The kachori was our total paisa vasool moment of the Taj Mahal visit, buoyant with the feeling that only good food can give you, we got into the cab to the next place on our list.
- One can find all the information about the Taj Mahal including the night viewing in every travel website and also at their official site http://www.tajmahal.gov.in
- If you wish to book entry tickets online, you could do so here: http://asimustsee.nic.in If you are visiting the Taj Mahal during the peak holiday season or weekends, booking tickets online could save you some time.
- If you are carrying bags/covers, be prepared to spend atleast 15 minutes to get your bags scanned. This is in the early mornings, in peak hours, it may longer.

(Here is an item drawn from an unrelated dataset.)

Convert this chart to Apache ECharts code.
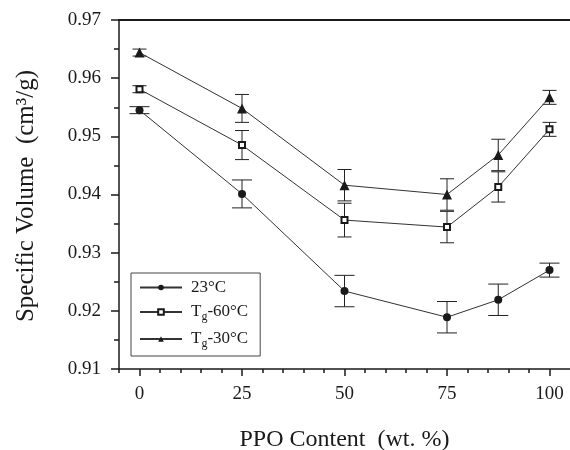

- It is always a good idea to visit the Taj Mahal early in the morning. You could avoid the crowds and waiting time at the queue and being an important monument, it is a good idea to visit it first and spend some time if you like. Despite, not being entirely awed by the Taj Mahal, we spent close to 2 hours here.
- Each entry gate opens to a different area and could get a little confusing, remember the gate from which you entered and leave through the same, if you have parked your vehicle somewhere.
- Do not end up in Agra on a Friday, the Taj Mahal is closed on Fridays.
- You could tie up with the local day tours but we suggest, you hire a cab and go around at your own pace.
- We did not hire a guide, so we do not know how useful it would be. The official charges for guides is around Rs.250/-. Whether you hire a guide or not, it is always helpful to read up on the place you are visiting.
- The walk from the entry gates to the actual monument area takes about 5 minutes, there are battery operated vehicles also. If you are scared of monkeys like this writer, take the battery vehicles. There are too many wild monkeys, though they do not disturb you unless you go in their way.
- If you want a boat ride, one has to find a way to the river and see if you can spot some boat men willing to give you a ride. It is not official, so one takes the risk on their own.